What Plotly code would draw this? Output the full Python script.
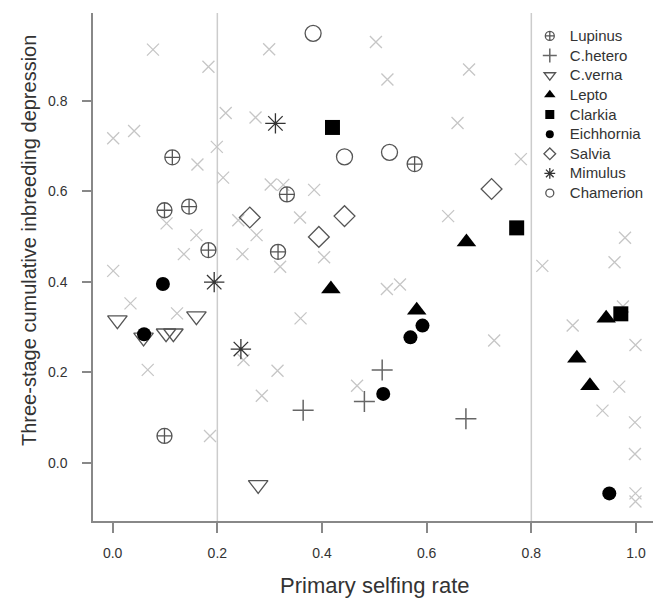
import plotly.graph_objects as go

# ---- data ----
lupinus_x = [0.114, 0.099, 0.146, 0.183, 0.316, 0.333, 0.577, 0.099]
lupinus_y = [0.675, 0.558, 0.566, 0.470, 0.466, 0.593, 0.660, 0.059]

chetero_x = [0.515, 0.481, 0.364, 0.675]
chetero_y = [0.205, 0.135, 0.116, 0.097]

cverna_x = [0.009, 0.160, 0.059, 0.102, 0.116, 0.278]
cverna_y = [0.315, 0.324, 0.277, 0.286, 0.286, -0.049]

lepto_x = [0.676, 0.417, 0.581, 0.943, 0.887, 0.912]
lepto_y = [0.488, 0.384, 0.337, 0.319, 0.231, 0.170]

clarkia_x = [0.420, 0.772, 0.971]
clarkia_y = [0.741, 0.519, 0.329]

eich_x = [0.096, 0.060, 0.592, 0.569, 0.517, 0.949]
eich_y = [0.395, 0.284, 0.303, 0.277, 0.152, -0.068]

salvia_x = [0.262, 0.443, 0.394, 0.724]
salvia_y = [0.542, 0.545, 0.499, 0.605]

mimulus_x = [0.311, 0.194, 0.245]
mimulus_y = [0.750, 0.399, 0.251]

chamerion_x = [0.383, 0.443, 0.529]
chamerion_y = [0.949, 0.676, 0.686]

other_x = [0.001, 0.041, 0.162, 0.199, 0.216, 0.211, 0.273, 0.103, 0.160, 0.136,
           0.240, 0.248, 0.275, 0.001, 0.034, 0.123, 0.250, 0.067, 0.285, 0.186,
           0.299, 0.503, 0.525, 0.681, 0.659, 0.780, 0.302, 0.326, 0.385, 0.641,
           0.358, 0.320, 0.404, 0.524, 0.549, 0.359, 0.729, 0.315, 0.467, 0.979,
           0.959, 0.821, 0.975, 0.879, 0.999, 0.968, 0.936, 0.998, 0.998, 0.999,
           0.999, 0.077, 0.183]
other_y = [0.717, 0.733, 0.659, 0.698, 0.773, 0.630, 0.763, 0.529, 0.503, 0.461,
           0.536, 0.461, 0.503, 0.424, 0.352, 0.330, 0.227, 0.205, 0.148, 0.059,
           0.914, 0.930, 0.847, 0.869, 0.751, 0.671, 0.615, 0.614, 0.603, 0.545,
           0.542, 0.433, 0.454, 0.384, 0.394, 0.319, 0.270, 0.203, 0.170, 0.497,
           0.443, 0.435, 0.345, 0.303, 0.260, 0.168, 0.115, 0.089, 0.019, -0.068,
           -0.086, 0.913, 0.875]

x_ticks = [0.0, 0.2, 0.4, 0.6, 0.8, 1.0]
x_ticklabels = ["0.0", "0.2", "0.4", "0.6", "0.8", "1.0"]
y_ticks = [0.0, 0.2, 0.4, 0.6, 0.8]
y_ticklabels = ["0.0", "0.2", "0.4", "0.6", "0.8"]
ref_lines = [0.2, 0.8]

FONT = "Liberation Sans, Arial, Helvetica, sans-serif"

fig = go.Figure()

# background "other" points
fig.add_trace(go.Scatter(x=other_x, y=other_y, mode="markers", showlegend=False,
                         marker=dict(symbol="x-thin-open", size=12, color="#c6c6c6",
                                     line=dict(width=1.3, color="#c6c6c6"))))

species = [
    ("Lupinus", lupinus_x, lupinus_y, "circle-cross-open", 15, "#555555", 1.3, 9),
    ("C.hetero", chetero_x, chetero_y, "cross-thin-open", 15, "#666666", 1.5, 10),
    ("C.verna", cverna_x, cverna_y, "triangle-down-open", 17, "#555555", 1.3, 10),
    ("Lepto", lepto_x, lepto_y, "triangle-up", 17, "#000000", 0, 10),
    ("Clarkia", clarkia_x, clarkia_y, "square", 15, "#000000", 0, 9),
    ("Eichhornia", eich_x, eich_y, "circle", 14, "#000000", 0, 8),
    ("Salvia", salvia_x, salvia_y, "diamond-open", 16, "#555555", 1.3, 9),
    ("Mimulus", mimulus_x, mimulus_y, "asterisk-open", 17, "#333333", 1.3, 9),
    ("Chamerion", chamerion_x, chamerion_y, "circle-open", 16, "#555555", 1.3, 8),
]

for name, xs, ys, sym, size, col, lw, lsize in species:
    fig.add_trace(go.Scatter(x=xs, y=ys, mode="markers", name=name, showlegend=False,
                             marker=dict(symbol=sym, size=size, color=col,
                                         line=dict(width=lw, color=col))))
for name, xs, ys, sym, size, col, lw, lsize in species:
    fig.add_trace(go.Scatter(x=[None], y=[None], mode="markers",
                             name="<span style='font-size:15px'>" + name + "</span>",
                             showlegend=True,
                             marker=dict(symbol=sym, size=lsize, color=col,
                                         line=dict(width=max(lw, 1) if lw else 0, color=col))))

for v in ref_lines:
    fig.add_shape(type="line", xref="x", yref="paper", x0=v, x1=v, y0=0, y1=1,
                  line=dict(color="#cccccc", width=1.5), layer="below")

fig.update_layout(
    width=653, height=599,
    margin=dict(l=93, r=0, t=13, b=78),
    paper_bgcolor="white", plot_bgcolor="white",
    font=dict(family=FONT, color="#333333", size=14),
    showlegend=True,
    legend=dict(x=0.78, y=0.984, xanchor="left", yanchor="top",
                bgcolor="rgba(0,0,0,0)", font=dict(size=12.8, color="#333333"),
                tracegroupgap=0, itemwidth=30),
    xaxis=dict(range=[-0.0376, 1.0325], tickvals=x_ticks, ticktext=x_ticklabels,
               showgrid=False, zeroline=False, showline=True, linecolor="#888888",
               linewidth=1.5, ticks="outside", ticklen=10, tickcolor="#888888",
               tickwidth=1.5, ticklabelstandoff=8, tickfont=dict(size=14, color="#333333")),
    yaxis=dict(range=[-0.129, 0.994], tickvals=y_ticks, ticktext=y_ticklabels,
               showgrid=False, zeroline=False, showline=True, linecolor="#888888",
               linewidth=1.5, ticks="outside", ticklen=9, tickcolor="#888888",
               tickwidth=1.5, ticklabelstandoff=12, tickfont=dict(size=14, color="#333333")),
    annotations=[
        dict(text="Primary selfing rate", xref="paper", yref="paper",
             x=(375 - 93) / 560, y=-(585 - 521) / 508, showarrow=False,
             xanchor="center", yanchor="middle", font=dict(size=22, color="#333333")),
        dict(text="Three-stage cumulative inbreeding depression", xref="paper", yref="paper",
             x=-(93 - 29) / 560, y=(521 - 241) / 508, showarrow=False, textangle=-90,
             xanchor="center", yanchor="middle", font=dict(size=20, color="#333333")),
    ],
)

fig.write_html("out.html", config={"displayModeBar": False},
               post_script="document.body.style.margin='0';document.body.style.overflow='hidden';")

→ Written task:
Write out every line above exactly as it is, leaving out the pictures.

→ Full output:
What Plotly code would draw this? Output the full Python script.
import plotly.graph_objects as go

# ---- data ----
lupinus_x = [0.114, 0.099, 0.146, 0.183, 0.316, 0.333, 0.577, 0.099]
lupinus_y = [0.675, 0.558, 0.566, 0.470, 0.466, 0.593, 0.660, 0.059]

chetero_x = [0.515, 0.481, 0.364, 0.675]
chetero_y = [0.205, 0.135, 0.116, 0.097]

cverna_x = [0.009, 0.160, 0.059, 0.102, 0.116, 0.278]
cverna_y = [0.315, 0.324, 0.277, 0.286, 0.286, -0.049]

lepto_x = [0.676, 0.417, 0.581, 0.943, 0.887, 0.912]
lepto_y = [0.488, 0.384, 0.337, 0.319, 0.231, 0.170]

clarkia_x = [0.420, 0.772, 0.971]
clarkia_y = [0.741, 0.519, 0.329]

eich_x = [0.096, 0.060, 0.592, 0.569, 0.517, 0.949]
eich_y = [0.395, 0.284, 0.303, 0.277, 0.152, -0.068]

salvia_x = [0.262, 0.443, 0.394, 0.724]
salvia_y = [0.542, 0.545, 0.499, 0.605]

mimulus_x = [0.311, 0.194, 0.245]
mimulus_y = [0.750, 0.399, 0.251]

chamerion_x = [0.383, 0.443, 0.529]
chamerion_y = [0.949, 0.676, 0.686]

other_x = [0.001, 0.041, 0.162, 0.199, 0.216, 0.211, 0.273, 0.103, 0.160, 0.136,
           0.240, 0.248, 0.275, 0.001, 0.034, 0.123, 0.250, 0.067, 0.285, 0.186,
           0.299, 0.503, 0.525, 0.681, 0.659, 0.780, 0.302, 0.326, 0.385, 0.641,
           0.358, 0.320, 0.404, 0.524, 0.549, 0.359, 0.729, 0.315, 0.467, 0.979,
           0.959, 0.821, 0.975, 0.879, 0.999, 0.968, 0.936, 0.998, 0.998, 0.999,
           0.999, 0.077, 0.183]
other_y = [0.717, 0.733, 0.659, 0.698, 0.773, 0.630, 0.763, 0.529, 0.503, 0.461,
           0.536, 0.461, 0.503, 0.424, 0.352, 0.330, 0.227, 0.205, 0.148, 0.059,
           0.914, 0.930, 0.847, 0.869, 0.751, 0.671, 0.615, 0.614, 0.603, 0.545,
           0.542, 0.433, 0.454, 0.384, 0.394, 0.319, 0.270, 0.203, 0.170, 0.497,
           0.443, 0.435, 0.345, 0.303, 0.260, 0.168, 0.115, 0.089, 0.019, -0.068,
           -0.086, 0.913, 0.875]

x_ticks = [0.0, 0.2, 0.4, 0.6, 0.8, 1.0]
x_ticklabels = ["0.0", "0.2", "0.4", "0.6", "0.8", "1.0"]
y_ticks = [0.0, 0.2, 0.4, 0.6, 0.8]
y_ticklabels = ["0.0", "0.2", "0.4", "0.6", "0.8"]
ref_lines = [0.2, 0.8]

FONT = "Liberation Sans, Arial, Helvetica, sans-serif"

fig = go.Figure()

# background "other" points
fig.add_trace(go.Scatter(x=other_x, y=other_y, mode="markers", showlegend=False,
                         marker=dict(symbol="x-thin-open", size=12, color="#c6c6c6",
                                     line=dict(width=1.3, color="#c6c6c6"))))

species = [
    ("Lupinus", lupinus_x, lupinus_y, "circle-cross-open", 15, "#555555", 1.3, 9),
    ("C.hetero", chetero_x, chetero_y, "cross-thin-open", 15, "#666666", 1.5, 10),
    ("C.verna", cverna_x, cverna_y, "triangle-down-open", 17, "#555555", 1.3, 10),
    ("Lepto", lepto_x, lepto_y, "triangle-up", 17, "#000000", 0, 10),
    ("Clarkia", clarkia_x, clarkia_y, "square", 15, "#000000", 0, 9),
    ("Eichhornia", eich_x, eich_y, "circle", 14, "#000000", 0, 8),
    ("Salvia", salvia_x, salvia_y, "diamond-open", 16, "#555555", 1.3, 9),
    ("Mimulus", mimulus_x, mimulus_y, "asterisk-open", 17, "#333333", 1.3, 9),
    ("Chamerion", chamerion_x, chamerion_y, "circle-open", 16, "#555555", 1.3, 8),
]

for name, xs, ys, sym, size, col, lw, lsize in species:
    fig.add_trace(go.Scatter(x=xs, y=ys, mode="markers", name=name, showlegend=False,
                             marker=dict(symbol=sym, size=size, color=col,
                                         line=dict(width=lw, color=col))))
for name, xs, ys, sym, size, col, lw, lsize in species:
    fig.add_trace(go.Scatter(x=[None], y=[None], mode="markers",
                             name="<span style='font-size:15px'>" + name + "</span>",
                             showlegend=True,
                             marker=dict(symbol=sym, size=lsize, color=col,
                                         line=dict(width=max(lw, 1) if lw else 0, color=col))))

for v in ref_lines:
    fig.add_shape(type="line", xref="x", yref="paper", x0=v, x1=v, y0=0, y1=1,
                  line=dict(color="#cccccc", width=1.5), layer="below")

fig.update_layout(
    width=653, height=599,
    margin=dict(l=93, r=0, t=13, b=78),
    paper_bgcolor="white", plot_bgcolor="white",
    font=dict(family=FONT, color="#333333", size=14),
    showlegend=True,
    legend=dict(x=0.78, y=0.984, xanchor="left", yanchor="top",
                bgcolor="rgba(0,0,0,0)", font=dict(size=12.8, color="#333333"),
                tracegroupgap=0, itemwidth=30),
    xaxis=dict(range=[-0.0376, 1.0325], tickvals=x_ticks, ticktext=x_ticklabels,
               showgrid=False, zeroline=False, showline=True, linecolor="#888888",
               linewidth=1.5, ticks="outside", ticklen=10, tickcolor="#888888",
               tickwidth=1.5, ticklabelstandoff=8, tickfont=dict(size=14, color="#333333")),
    yaxis=dict(range=[-0.129, 0.994], tickvals=y_ticks, ticktext=y_ticklabels,
               showgrid=False, zeroline=False, showline=True, linecolor="#888888",
               linewidth=1.5, ticks="outside", ticklen=9, tickcolor="#888888",
               tickwidth=1.5, ticklabelstandoff=12, tickfont=dict(size=14, color="#333333")),
    annotations=[
        dict(text="Primary selfing rate", xref="paper", yref="paper",
             x=(375 - 93) / 560, y=-(585 - 521) / 508, showarrow=False,
             xanchor="center", yanchor="middle", font=dict(size=22, color="#333333")),
        dict(text="Three-stage cumulative inbreeding depression", xref="paper", yref="paper",
             x=-(93 - 29) / 560, y=(521 - 241) / 508, showarrow=False, textangle=-90,
             xanchor="center", yanchor="middle", font=dict(size=20, color="#333333")),
    ],
)

fig.write_html("out.html", config={"displayModeBar": False},
               post_script="document.body.style.margin='0';document.body.style.overflow='hidden';")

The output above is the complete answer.